## WRITTEN PROBLEM:
From the listing that follows, output everything exactly except the pictures.
___ DATA LINES
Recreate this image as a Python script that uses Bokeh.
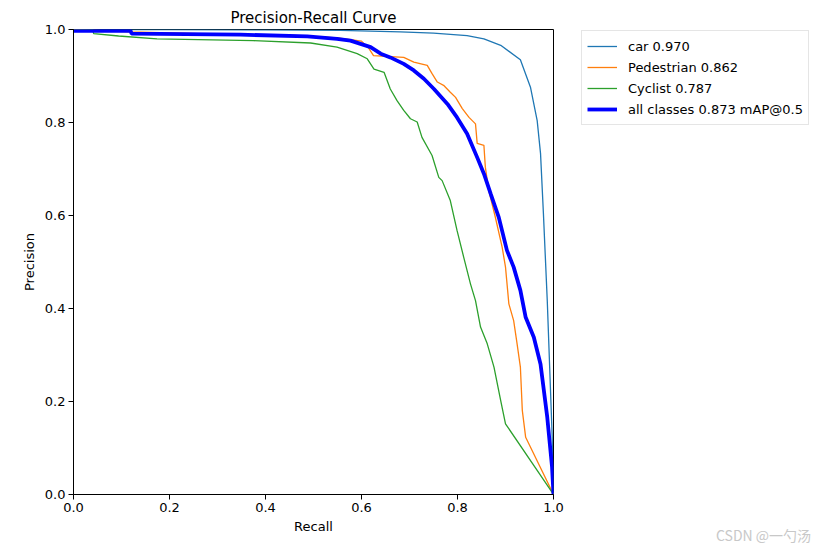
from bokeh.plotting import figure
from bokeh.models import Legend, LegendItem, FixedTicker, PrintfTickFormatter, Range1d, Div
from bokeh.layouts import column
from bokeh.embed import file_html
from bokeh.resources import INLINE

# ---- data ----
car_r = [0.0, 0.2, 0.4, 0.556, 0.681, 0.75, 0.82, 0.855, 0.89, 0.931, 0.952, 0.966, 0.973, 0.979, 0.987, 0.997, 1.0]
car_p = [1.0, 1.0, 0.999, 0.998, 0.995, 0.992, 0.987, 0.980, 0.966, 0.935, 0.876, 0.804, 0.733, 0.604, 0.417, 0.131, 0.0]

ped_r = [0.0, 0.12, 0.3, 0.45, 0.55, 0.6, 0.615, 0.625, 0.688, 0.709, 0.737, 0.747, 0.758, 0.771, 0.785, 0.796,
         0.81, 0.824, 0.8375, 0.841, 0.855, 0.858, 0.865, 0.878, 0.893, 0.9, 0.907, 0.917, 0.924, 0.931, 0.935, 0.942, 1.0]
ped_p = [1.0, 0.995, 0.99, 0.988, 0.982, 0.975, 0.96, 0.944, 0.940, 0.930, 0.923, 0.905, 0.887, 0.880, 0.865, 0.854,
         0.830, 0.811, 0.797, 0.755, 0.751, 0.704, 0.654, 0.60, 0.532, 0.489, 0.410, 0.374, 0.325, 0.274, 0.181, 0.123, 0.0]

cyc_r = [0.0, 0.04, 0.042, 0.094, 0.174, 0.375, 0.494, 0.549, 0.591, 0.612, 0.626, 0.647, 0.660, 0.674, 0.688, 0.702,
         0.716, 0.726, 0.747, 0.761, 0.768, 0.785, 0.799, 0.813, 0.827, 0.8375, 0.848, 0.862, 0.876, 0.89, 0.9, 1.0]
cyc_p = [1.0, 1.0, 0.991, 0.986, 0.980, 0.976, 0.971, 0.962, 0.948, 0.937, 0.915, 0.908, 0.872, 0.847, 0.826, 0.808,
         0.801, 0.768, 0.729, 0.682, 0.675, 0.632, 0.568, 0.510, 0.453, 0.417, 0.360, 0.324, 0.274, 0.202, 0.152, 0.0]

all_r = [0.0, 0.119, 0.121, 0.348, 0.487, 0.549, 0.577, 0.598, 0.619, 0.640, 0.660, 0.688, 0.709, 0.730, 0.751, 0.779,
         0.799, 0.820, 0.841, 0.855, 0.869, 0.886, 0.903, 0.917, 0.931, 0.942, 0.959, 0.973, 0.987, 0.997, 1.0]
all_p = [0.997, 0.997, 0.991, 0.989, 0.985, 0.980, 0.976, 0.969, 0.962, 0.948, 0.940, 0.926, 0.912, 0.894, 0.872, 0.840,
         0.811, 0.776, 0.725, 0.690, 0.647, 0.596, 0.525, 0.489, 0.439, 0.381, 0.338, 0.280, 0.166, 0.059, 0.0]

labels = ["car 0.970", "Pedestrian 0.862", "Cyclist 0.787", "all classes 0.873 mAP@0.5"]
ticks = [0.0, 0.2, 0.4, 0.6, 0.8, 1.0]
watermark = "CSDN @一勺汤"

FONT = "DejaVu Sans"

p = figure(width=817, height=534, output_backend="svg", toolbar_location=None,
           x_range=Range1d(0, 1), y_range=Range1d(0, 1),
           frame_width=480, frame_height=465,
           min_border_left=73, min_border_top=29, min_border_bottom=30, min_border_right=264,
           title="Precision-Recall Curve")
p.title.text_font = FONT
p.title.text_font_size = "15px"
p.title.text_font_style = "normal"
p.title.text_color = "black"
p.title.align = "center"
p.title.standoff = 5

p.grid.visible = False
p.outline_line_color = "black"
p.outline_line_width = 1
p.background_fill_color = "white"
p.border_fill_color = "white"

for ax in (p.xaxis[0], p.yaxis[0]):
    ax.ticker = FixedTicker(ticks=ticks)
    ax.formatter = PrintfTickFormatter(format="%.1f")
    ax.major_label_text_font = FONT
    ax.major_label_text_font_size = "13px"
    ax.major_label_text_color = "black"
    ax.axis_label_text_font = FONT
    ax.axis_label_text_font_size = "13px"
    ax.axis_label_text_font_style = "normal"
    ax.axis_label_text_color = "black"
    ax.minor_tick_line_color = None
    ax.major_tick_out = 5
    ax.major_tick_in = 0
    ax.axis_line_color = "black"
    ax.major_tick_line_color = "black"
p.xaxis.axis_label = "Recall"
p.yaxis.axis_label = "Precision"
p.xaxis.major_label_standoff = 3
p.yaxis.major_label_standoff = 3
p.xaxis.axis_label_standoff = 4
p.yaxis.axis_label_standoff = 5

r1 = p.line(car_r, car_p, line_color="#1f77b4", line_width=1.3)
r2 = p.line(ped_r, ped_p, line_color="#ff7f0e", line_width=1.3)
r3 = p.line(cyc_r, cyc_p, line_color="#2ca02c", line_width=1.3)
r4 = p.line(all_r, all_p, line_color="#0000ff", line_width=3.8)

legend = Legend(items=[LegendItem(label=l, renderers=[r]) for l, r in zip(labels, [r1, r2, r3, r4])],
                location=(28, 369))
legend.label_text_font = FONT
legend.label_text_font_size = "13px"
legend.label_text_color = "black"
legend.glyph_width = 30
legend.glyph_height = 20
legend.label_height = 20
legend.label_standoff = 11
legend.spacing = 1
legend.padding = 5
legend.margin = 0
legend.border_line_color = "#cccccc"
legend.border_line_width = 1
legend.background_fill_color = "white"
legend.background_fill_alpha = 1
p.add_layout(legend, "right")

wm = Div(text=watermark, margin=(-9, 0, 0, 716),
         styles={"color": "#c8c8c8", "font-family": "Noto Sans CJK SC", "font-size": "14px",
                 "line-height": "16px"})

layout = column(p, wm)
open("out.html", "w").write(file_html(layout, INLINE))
______
## ANSWER TO THIS PROBLEM:
Recreate this image as a Python script that uses Bokeh.
from bokeh.plotting import figure
from bokeh.models import Legend, LegendItem, FixedTicker, PrintfTickFormatter, Range1d, Div
from bokeh.layouts import column
from bokeh.embed import file_html
from bokeh.resources import INLINE

# ---- data ----
car_r = [0.0, 0.2, 0.4, 0.556, 0.681, 0.75, 0.82, 0.855, 0.89, 0.931, 0.952, 0.966, 0.973, 0.979, 0.987, 0.997, 1.0]
car_p = [1.0, 1.0, 0.999, 0.998, 0.995, 0.992, 0.987, 0.980, 0.966, 0.935, 0.876, 0.804, 0.733, 0.604, 0.417, 0.131, 0.0]

ped_r = [0.0, 0.12, 0.3, 0.45, 0.55, 0.6, 0.615, 0.625, 0.688, 0.709, 0.737, 0.747, 0.758, 0.771, 0.785, 0.796,
         0.81, 0.824, 0.8375, 0.841, 0.855, 0.858, 0.865, 0.878, 0.893, 0.9, 0.907, 0.917, 0.924, 0.931, 0.935, 0.942, 1.0]
ped_p = [1.0, 0.995, 0.99, 0.988, 0.982, 0.975, 0.96, 0.944, 0.940, 0.930, 0.923, 0.905, 0.887, 0.880, 0.865, 0.854,
         0.830, 0.811, 0.797, 0.755, 0.751, 0.704, 0.654, 0.60, 0.532, 0.489, 0.410, 0.374, 0.325, 0.274, 0.181, 0.123, 0.0]

cyc_r = [0.0, 0.04, 0.042, 0.094, 0.174, 0.375, 0.494, 0.549, 0.591, 0.612, 0.626, 0.647, 0.660, 0.674, 0.688, 0.702,
         0.716, 0.726, 0.747, 0.761, 0.768, 0.785, 0.799, 0.813, 0.827, 0.8375, 0.848, 0.862, 0.876, 0.89, 0.9, 1.0]
cyc_p = [1.0, 1.0, 0.991, 0.986, 0.980, 0.976, 0.971, 0.962, 0.948, 0.937, 0.915, 0.908, 0.872, 0.847, 0.826, 0.808,
         0.801, 0.768, 0.729, 0.682, 0.675, 0.632, 0.568, 0.510, 0.453, 0.417, 0.360, 0.324, 0.274, 0.202, 0.152, 0.0]

all_r = [0.0, 0.119, 0.121, 0.348, 0.487, 0.549, 0.577, 0.598, 0.619, 0.640, 0.660, 0.688, 0.709, 0.730, 0.751, 0.779,
         0.799, 0.820, 0.841, 0.855, 0.869, 0.886, 0.903, 0.917, 0.931, 0.942, 0.959, 0.973, 0.987, 0.997, 1.0]
all_p = [0.997, 0.997, 0.991, 0.989, 0.985, 0.980, 0.976, 0.969, 0.962, 0.948, 0.940, 0.926, 0.912, 0.894, 0.872, 0.840,
         0.811, 0.776, 0.725, 0.690, 0.647, 0.596, 0.525, 0.489, 0.439, 0.381, 0.338, 0.280, 0.166, 0.059, 0.0]

labels = ["car 0.970", "Pedestrian 0.862", "Cyclist 0.787", "all classes 0.873 mAP@0.5"]
ticks = [0.0, 0.2, 0.4, 0.6, 0.8, 1.0]
watermark = "CSDN @一勺汤"

FONT = "DejaVu Sans"

p = figure(width=817, height=534, output_backend="svg", toolbar_location=None,
           x_range=Range1d(0, 1), y_range=Range1d(0, 1),
           frame_width=480, frame_height=465,
           min_border_left=73, min_border_top=29, min_border_bottom=30, min_border_right=264,
           title="Precision-Recall Curve")
p.title.text_font = FONT
p.title.text_font_size = "15px"
p.title.text_font_style = "normal"
p.title.text_color = "black"
p.title.align = "center"
p.title.standoff = 5

p.grid.visible = False
p.outline_line_color = "black"
p.outline_line_width = 1
p.background_fill_color = "white"
p.border_fill_color = "white"

for ax in (p.xaxis[0], p.yaxis[0]):
    ax.ticker = FixedTicker(ticks=ticks)
    ax.formatter = PrintfTickFormatter(format="%.1f")
    ax.major_label_text_font = FONT
    ax.major_label_text_font_size = "13px"
    ax.major_label_text_color = "black"
    ax.axis_label_text_font = FONT
    ax.axis_label_text_font_size = "13px"
    ax.axis_label_text_font_style = "normal"
    ax.axis_label_text_color = "black"
    ax.minor_tick_line_color = None
    ax.major_tick_out = 5
    ax.major_tick_in = 0
    ax.axis_line_color = "black"
    ax.major_tick_line_color = "black"
p.xaxis.axis_label = "Recall"
p.yaxis.axis_label = "Precision"
p.xaxis.major_label_standoff = 3
p.yaxis.major_label_standoff = 3
p.xaxis.axis_label_standoff = 4
p.yaxis.axis_label_standoff = 5

r1 = p.line(car_r, car_p, line_color="#1f77b4", line_width=1.3)
r2 = p.line(ped_r, ped_p, line_color="#ff7f0e", line_width=1.3)
r3 = p.line(cyc_r, cyc_p, line_color="#2ca02c", line_width=1.3)
r4 = p.line(all_r, all_p, line_color="#0000ff", line_width=3.8)

legend = Legend(items=[LegendItem(label=l, renderers=[r]) for l, r in zip(labels, [r1, r2, r3, r4])],
                location=(28, 369))
legend.label_text_font = FONT
legend.label_text_font_size = "13px"
legend.label_text_color = "black"
legend.glyph_width = 30
legend.glyph_height = 20
legend.label_height = 20
legend.label_standoff = 11
legend.spacing = 1
legend.padding = 5
legend.margin = 0
legend.border_line_color = "#cccccc"
legend.border_line_width = 1
legend.background_fill_color = "white"
legend.background_fill_alpha = 1
p.add_layout(legend, "right")

wm = Div(text=watermark, margin=(-9, 0, 0, 716),
         styles={"color": "#c8c8c8", "font-family": "Noto Sans CJK SC", "font-size": "14px",
                 "line-height": "16px"})

layout = column(p, wm)
open("out.html", "w").write(file_html(layout, INLINE))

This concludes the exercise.